I would add that one would not be wrong to add sensors to each of the between load pads. Most likely each of these pads carry the majority of the load, and load direction may not be a 100% certainty.

Both oil whirl and oil whip occur at natural frequencies. So, why does oil whirl move in frequency? It moves because the rotor-bearing system is a parameter varying system with the bearing (and possibly other) stiffnesses and dampings depending upon rotor speed.

Oil whirl doesn't move so much in frequency because it has locked into a very flexible mode with essentially nodes at the bearing locations. Any further stiffness increase at the bearing does not significantly alter the frequency or mode shape; thus, the oil whirl frequency doesn't move much. Because this is a flexible mode (most often the first mode), this produces very high internal vibration, often damaging by exceeding internal clearances.

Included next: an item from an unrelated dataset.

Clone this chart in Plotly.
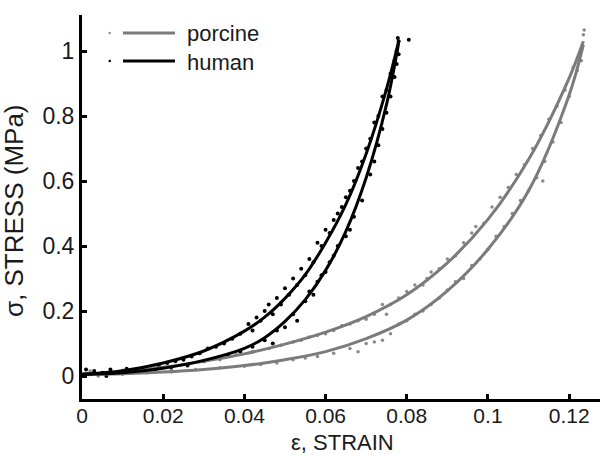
import plotly.graph_objects as go

# ---- fitted curves ----
human_eps = [0, 0.01, 0.02, 0.03, 0.04, 0.045, 0.05, 0.055, 0.06, 0.065, 0.07, 0.075, 0.078]
human_upper = [0.005, 0.016, 0.04, 0.077, 0.138, 0.181, 0.239, 0.312, 0.41, 0.528, 0.684, 0.883, 1.03]
human_lower = [0.005, 0.01, 0.024, 0.048, 0.085, 0.118, 0.168, 0.235, 0.325, 0.445, 0.61, 0.835, 1.025]

porc_eps = [0, 0.01, 0.02, 0.03, 0.04, 0.05, 0.06, 0.07, 0.08, 0.09, 0.1, 0.11, 0.12, 0.1235]
porc_upper = [0.005, 0.012, 0.027, 0.045, 0.068, 0.098, 0.135, 0.183, 0.25, 0.348, 0.482, 0.666, 0.917, 1.03]
porc_lower = [0.005, 0.007, 0.012, 0.02, 0.032, 0.05, 0.075, 0.115, 0.172, 0.262, 0.39, 0.57, 0.865, 1.02]

# ---- measured points ----
human_pts_x = [0.001, 0.003, 0.005, 0.007, 0.009, 0.011, 0.013, 0.015, 0.017, 0.019, 0.021, 0.023,
               0.025, 0.027, 0.029, 0.031, 0.033, 0.035, 0.037, 0.039, 0.041, 0.042, 0.043, 0.044,
               0.045, 0.046, 0.047, 0.048, 0.049, 0.050, 0.051, 0.052, 0.053, 0.054, 0.055, 0.056,
               0.057, 0.058, 0.059, 0.060, 0.061, 0.062, 0.063, 0.064, 0.065, 0.066, 0.067, 0.068,
               0.069, 0.070, 0.071, 0.072, 0.073, 0.074, 0.075, 0.076, 0.077, 0.0775, 0.078, 0.0778,
               0.0805,
               0.002, 0.006, 0.010, 0.014, 0.018, 0.022, 0.026, 0.030, 0.033, 0.036, 0.039, 0.042,
               0.045, 0.047, 0.048, 0.050, 0.052, 0.053, 0.055, 0.056, 0.057, 0.058, 0.059, 0.060,
               0.061, 0.062, 0.063, 0.065, 0.066, 0.067, 0.069, 0.071, 0.072, 0.073, 0.074, 0.075,
               0.076, 0.077, 0.0775, 0.078]
human_pts_y = [0.02, 0.015, 0.01, 0.02, 0.012, 0.022, 0.018, 0.025, 0.02, 0.03, 0.04, 0.045,
               0.05, 0.06, 0.07, 0.085, 0.09, 0.10, 0.115, 0.13, 0.16, 0.14, 0.18, 0.17,
               0.20, 0.22, 0.19, 0.24, 0.22, 0.27, 0.25, 0.30, 0.28, 0.33, 0.31, 0.36,
               0.35, 0.41, 0.40, 0.45, 0.44, 0.48, 0.50, 0.52, 0.55, 0.57, 0.60, 0.64,
               0.66, 0.70, 0.73, 0.78, 0.80, 0.86, 0.88, 0.93, 0.97, 1.00, 1.03, 1.04,
               1.035,
               0.005, 0.0, 0.012, 0.015, 0.02, 0.028, 0.032, 0.045, 0.055, 0.065, 0.075, 0.09,
               0.11, 0.10, 0.14, 0.15, 0.19, 0.17, 0.23, 0.26, 0.25, 0.29, 0.31, 0.32,
               0.35, 0.37, 0.40, 0.43, 0.45, 0.49, 0.54, 0.62, 0.66, 0.71, 0.76, 0.81,
               0.86, 0.92, 0.96, 0.99]

porc_pts_x = [0.002, 0.006, 0.010, 0.014, 0.018, 0.022, 0.026, 0.030, 0.034, 0.038, 0.042, 0.046,
              0.049, 0.052, 0.054, 0.056, 0.058, 0.060, 0.062, 0.064, 0.066, 0.068, 0.070, 0.072,
              0.074, 0.075, 0.076, 0.078, 0.080, 0.082, 0.084, 0.085, 0.086, 0.088, 0.090, 0.092,
              0.094, 0.096, 0.097, 0.099, 0.101, 0.103, 0.105, 0.107, 0.109, 0.111, 0.113, 0.115,
              0.117, 0.119, 0.121, 0.123, 0.1235, 0.1237,
              0.004, 0.010, 0.016, 0.022, 0.028, 0.034, 0.040, 0.044, 0.048, 0.052, 0.055, 0.058,
              0.062, 0.066, 0.068, 0.070, 0.072, 0.074, 0.076, 0.078, 0.080, 0.082, 0.084, 0.086,
              0.088, 0.090, 0.092, 0.094, 0.096, 0.098, 0.100, 0.102, 0.104, 0.106, 0.108, 0.110,
              0.112, 0.1135, 0.114, 0.116, 0.118, 0.120, 0.122, 0.123]
porc_pts_y = [0.015, 0.01, 0.018, 0.012, 0.025, 0.02, 0.035, 0.045, 0.05, 0.065, 0.075, 0.085,
              0.095, 0.105, 0.11, 0.12, 0.125, 0.13, 0.14, 0.155, 0.16, 0.17, 0.175, 0.19,
              0.22, 0.19, 0.22, 0.24, 0.26, 0.28, 0.28, 0.30, 0.32, 0.33, 0.36, 0.37,
              0.41, 0.44, 0.46, 0.47, 0.52, 0.55, 0.58, 0.62, 0.65, 0.70, 0.74, 0.79,
              0.83, 0.88, 0.95, 1.00, 1.05, 1.065,
              0.0, 0.005, 0.01, 0.012, 0.02, 0.025, 0.03, 0.035, 0.04, 0.05, 0.055, 0.06,
              0.07, 0.085, 0.075, 0.1, 0.105, 0.11, 0.13, 0.16, 0.17, 0.19, 0.20, 0.22,
              0.24, 0.265, 0.29, 0.30, 0.34, 0.36, 0.39, 0.43, 0.46, 0.50, 0.54, 0.57,
              0.61, 0.60, 0.66, 0.72, 0.78, 0.86, 0.94, 0.97]

x_ticks = [0, 0.02, 0.04, 0.06, 0.08, 0.1, 0.12]
x_tick_labels = ["0", "0.02", "0.04", "0.06", "0.08", "0.1", "0.12"]
y_ticks = [0, 0.2, 0.4, 0.6, 0.8, 1.0]
y_tick_labels = ["0", "0.2", "0.4", "0.6", "0.8", "1"]

legend_names = ["porcine", "human"]
x_title = "ε, STRAIN"
y_title = "σ, STRESS (MPa)"

GREY_LINE = "#7b7b7b"
GREY_DOT = "#8a8a8a"
BLACK = "#000000"
TEXT = "#1a1a1a"
FONT = "Liberation Sans, Arial, sans-serif"

fig = go.Figure()

fig.add_trace(go.Scatter(x=porc_pts_x, y=porc_pts_y, mode="markers",
                         marker=dict(color=GREY_DOT, size=3.5), showlegend=False))
fig.add_trace(go.Scatter(x=human_pts_x, y=human_pts_y, mode="markers",
                         marker=dict(color=BLACK, size=4), showlegend=False))

for ys in (porc_upper, porc_lower):
    fig.add_trace(go.Scatter(x=porc_eps, y=ys, mode="lines", line_shape="spline",
                             line=dict(color=GREY_LINE, width=3), showlegend=False))
for ys in (human_upper, human_lower):
    fig.add_trace(go.Scatter(x=human_eps, y=ys, mode="lines", line_shape="spline",
                             line=dict(color=BLACK, width=3), showlegend=False))

# pixel helpers for paper-positioned decorations
L, R, T, B = 82, 3, 15, 57
W, H = 603 - L - R, 456 - T - B
def px(xp):
    return (xp - L) / W
def py(yp):
    return (456 - B - yp) / H

# manual legend (MATLAB style: dot, line, label)
for name, color, dotc, ypix in ((legend_names[0], GREY_LINE, GREY_DOT, 33),
                                (legend_names[1], BLACK, BLACK, 61)):
    fig.add_shape(type="line", xref="paper", yref="paper",
                  x0=px(123), x1=px(175), y0=py(ypix), y1=py(ypix),
                  line=dict(color=color, width=3))
    fig.add_shape(type="circle", xref="paper", yref="paper",
                  x0=px(108.5), x1=px(111), y0=py(ypix + 1.2), y1=py(ypix - 1.2),
                  line=dict(width=0), fillcolor=dotc)
    fig.add_annotation(xref="paper", yref="paper", x=px(185), y=py(ypix + 1),
                       text=name, showarrow=False, xanchor="left", yanchor="middle",
                       font=dict(family=FONT, size=22, color=TEXT))

# axis titles
fig.add_annotation(xref="paper", yref="paper", x=px(342), y=py(456), borderpad=0,
                   text=x_title, showarrow=False, xanchor="center", yanchor="bottom",
                   font=dict(family=FONT, size=22, color=TEXT))
fig.add_annotation(xref="paper", yref="paper", x=px(14), y=py(211),
                   text=y_title, showarrow=False, xanchor="center", yanchor="middle",
                   textangle=-90, font=dict(family=FONT, size=26, color=TEXT))

fig.update_layout(
    width=603, height=456,
    margin=dict(l=L, r=R, t=T, b=B),
    paper_bgcolor="white", plot_bgcolor="white",
    font=dict(family=FONT, size=22, color=TEXT),
    showlegend=False,
)
fig.update_xaxes(range=[0, 0.1276], tickvals=x_ticks, ticktext=x_tick_labels,
                 showgrid=False, zeroline=False, showline=True, linecolor=BLACK, linewidth=3,
                 ticks="inside", ticklen=5, tickwidth=3, tickcolor=BLACK,
                 ticklabelstandoff=-4, tickfont=dict(size=21))
fig.update_yaxes(range=[-0.0708, 1.111], tickvals=y_ticks, ticktext=y_tick_labels,
                 showgrid=False, zeroline=False, showline=True, linecolor=BLACK, linewidth=3,
                 ticks="inside", ticklen=5, tickwidth=3, tickcolor=BLACK,
                 tickfont=dict(size=23))

fig.write_html("out.html")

Some instabilities have occured at higher frequency ratios to running speed.

This message has been edited. Last edited by: William_C._Foiles,

Hi Guys,

I would personaly be inclined to use some temperature detectors, as William has described in the extract from the API paper, as well as proximity probes.

When monitoring both, I figure that some sort of correlation could be established with the temperature rise and the shaft movement away from its hypotetical rotating center.

What are your feelings about this approach ?

Not very scientific but perhaps more significant in preventing some disasters.

Marko Leo

We use all the techology's mentioned above except the probes which we use on our Turbo machinery.

The Oil Analysis is a great way to check Journal bearings.
Does this machine run 24-7 ?
If not why would you not be able to do a lift check with a dial indicator and Hydraulic jack like I use on big fans and motors.
If you lift check it every so often you get an idea of bearing wear?

Later, Jason

yes, we do run 24-7. but thanks for that idea.